>>>>

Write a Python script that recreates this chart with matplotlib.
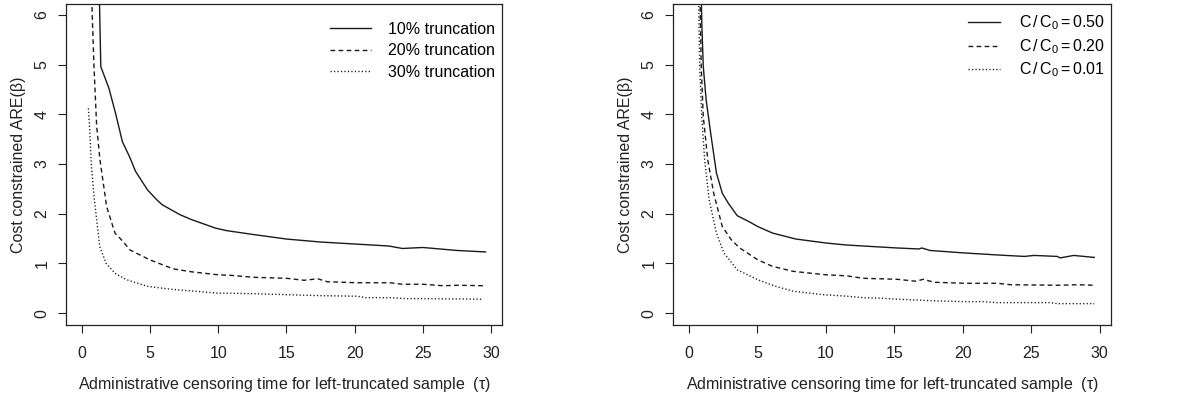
import matplotlib
matplotlib.use("Agg")
import matplotlib.pyplot as plt

plt.rcParams['font.family'] = ['Liberation Sans', 'DejaVu Sans']
plt.rcParams['mathtext.fontset'] = 'custom'
plt.rcParams['mathtext.rm'] = 'Liberation Sans'
plt.rcParams['mathtext.it'] = 'Liberation Sans:italic'
plt.rcParams['lines.scale_dashes'] = False

# ---- Left panel data: truncation level ----
trunc_labels = ["10% truncation", "20% truncation", "30% truncation"]
t10_x = [1.25, 1.30, 1.40, 2.0, 2.5, 2.98, 3.5, 3.95, 4.82, 5.5, 5.9, 7.2, 8.06, 9.8,
         10.6, 12.6, 15.0, 17.5, 20.0, 22.5, 23.5, 25.0, 27.5, 29.6]
t10_y = [8.0, 6.3, 4.96, 4.52, 4.0, 3.45, 3.15, 2.85, 2.48, 2.28, 2.18, 1.98, 1.88, 1.71,
         1.66, 1.58, 1.49, 1.43, 1.39, 1.35, 1.30, 1.32, 1.26, 1.23]
t20_x = [0.70, 0.76, 0.90, 1.10, 1.34, 1.83, 2.44, 3.0, 3.54, 5.0, 6.7, 8.06, 10.0, 10.9,
         12.6, 15.0, 16.3, 17.3, 18.0, 20.2, 22.6, 23.5, 25.0, 26.5, 27.5, 29.6]
t20_y = [8.0, 6.1, 4.96, 3.75, 3.08, 2.14, 1.61, 1.45, 1.27, 1.07, 0.89, 0.83, 0.77, 0.76,
         0.72, 0.70, 0.66, 0.69, 0.63, 0.61, 0.61, 0.58, 0.58, 0.55, 0.56, 0.55]
t30_x = [0.49, 0.6, 0.71, 0.93, 1.32, 1.79, 2.44, 3.3, 4.8, 6.5, 8.3, 10.0, 10.9, 12.6,
         15.0, 17.5, 20.2, 20.8, 22.6, 23.8, 25.0, 29.4]
t30_y = [4.12, 3.62, 2.95, 2.28, 1.34, 1.0, 0.80, 0.67, 0.54, 0.48, 0.44, 0.40, 0.40, 0.39,
         0.37, 0.35, 0.34, 0.31, 0.31, 0.29, 0.29, 0.28]

# ---- Right panel data: cost ratio C/C0 ----
cost_labels = [r"$\mathrm{C}\,/\,\mathrm{C}_0 = 0.50$",
               r"$\mathrm{C}\,/\,\mathrm{C}_0 = 0.20$",
               r"$\mathrm{C}\,/\,\mathrm{C}_0 = 0.01$"]
c50_x = [0.80, 0.93, 1.04, 1.25, 1.58, 2.0, 2.43, 2.87, 3.52, 4.38, 5.03, 6.1, 7.8, 10.0,
         11.5, 12.7, 15.2, 16.8, 17.0, 17.6, 20.1, 22.5, 24.5, 25.2, 26.9, 27.1, 28.1, 29.6]
c50_y = [8.0, 5.83, 4.96, 4.29, 3.62, 2.82, 2.41, 2.21, 1.96, 1.84, 1.74, 1.61, 1.49, 1.41,
         1.37, 1.35, 1.31, 1.29, 1.31, 1.26, 1.21, 1.17, 1.14, 1.16, 1.14, 1.11, 1.16, 1.12]
c20_x = [0.70, 0.89, 1.04, 1.37, 1.8, 2.43, 3.1, 3.7, 5.03, 6.1, 7.6, 10.0, 11.5, 12.7,
         15.2, 16.6, 17.1, 17.9, 20.1, 22.5, 23.5, 26.9, 28.4, 29.6]
c20_y = [8.0, 4.96, 3.95, 3.08, 2.41, 1.74, 1.47, 1.31, 1.07, 0.94, 0.84, 0.77, 0.75, 0.70,
         0.68, 0.64, 0.68, 0.62, 0.60, 0.60, 0.57, 0.56, 0.57, 0.56]
c01_x = [0.60, 0.78, 0.93, 1.14, 1.47, 2.0, 2.55, 3.52, 5.03, 6.3, 7.6, 9.8, 11.5, 12.7,
         13.9, 15.2, 17.6, 20.1, 21.5, 22.5, 26.4, 26.9, 29.6]
c01_y = [8.0, 4.96, 3.95, 3.08, 2.28, 1.61, 1.21, 0.87, 0.67, 0.54, 0.44, 0.37, 0.34, 0.31,
         0.30, 0.28, 0.25, 0.23, 0.23, 0.21, 0.21, 0.19, 0.19]

x_ticks = [0, 5, 10, 15, 20, 25, 30]
y_ticks = [0, 1, 2, 3, 4, 5, 6]
xlabel = r"Administrative censoring time for left-truncated sample  ($\mathrm{\tau}$)"
ylabel = "Cost constrained ARE(β)"

W, H = 1178, 397
fig = plt.figure(figsize=(W / 100, H / 100), dpi=100)

dash = (0, (3.4, 2.4))
dot = (0, (0.9, 1.6))
styles = ['-', dash, dot]
LW = 1.0
FS = 11.5
TXT = '#222222'

def setup(ax, series, labels, leg_anchor, handlelen, textpad, spacing):
    for (x, y), ls, lab in zip(series, styles, labels):
        ax.plot(x, y, color='#1a1a1a', lw=LW, linestyle=ls, label=lab)
    ax.set_xlim(-1.15, 30.8)
    ax.set_ylim(-0.24, 6.22)
    ax.set_xticks(x_ticks)
    ax.set_yticks(y_ticks)
    ax.tick_params(direction='out', length=5.5, width=0.8, labelsize=FS, colors=TXT)
    ax.tick_params(axis='x', pad=9.5)
    ax.tick_params(axis='y', pad=6.5)
    for lab in ax.get_yticklabels():
        lab.set_rotation(90)
        lab.set_va('center')
    for s in ax.spines.values():
        s.set_linewidth(0.9)
        s.set_color('#222222')
    ax.set_xlabel(xlabel, fontsize=FS, color=TXT, labelpad=10)
    ax.set_ylabel(ylabel, fontsize=FS, color=TXT, labelpad=6)
    ax.legend(frameon=False, loc='upper right', bbox_to_anchor=leg_anchor,
              fontsize=FS, handlelength=handlelen, handletextpad=textpad,
              labelspacing=spacing, borderpad=0, borderaxespad=0)

axL = fig.add_axes([66 / W, 1 - 325 / H, (502 - 66) / W, (325 - 4) / H])
setup(axL, [(t10_x, t10_y), (t20_x, t20_y), (t30_x, t30_y)], trunc_labels,
      (0.984, 0.945), 2.6, 1.05, 0.42)

axR = fig.add_axes([673.3 / W, 1 - 325 / H, (1110.7 - 673.3) / W, (325 - 4) / H])
setup(axR, [(c50_x, c50_y), (c20_x, c20_y), (c01_x, c01_y)], cost_labels,
      (0.986, 0.97), 2.0, 1.15, 0.3)

fig.savefig("out.png", dpi=100)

<<<<

▶ **Job**
The lines from the start of the data through the line that contains "plt.rcParams['lines.scale_dashes'] = False" are to be returned exactly, please, with both ends included and every picture left out.

▶ **Written answer**
Write a Python script that recreates this chart with matplotlib.
import matplotlib
matplotlib.use("Agg")
import matplotlib.pyplot as plt

plt.rcParams['font.family'] = ['Liberation Sans', 'DejaVu Sans']
plt.rcParams['mathtext.fontset'] = 'custom'
plt.rcParams['mathtext.rm'] = 'Liberation Sans'
plt.rcParams['mathtext.it'] = 'Liberation Sans:italic'
plt.rcParams['lines.scale_dashes'] = False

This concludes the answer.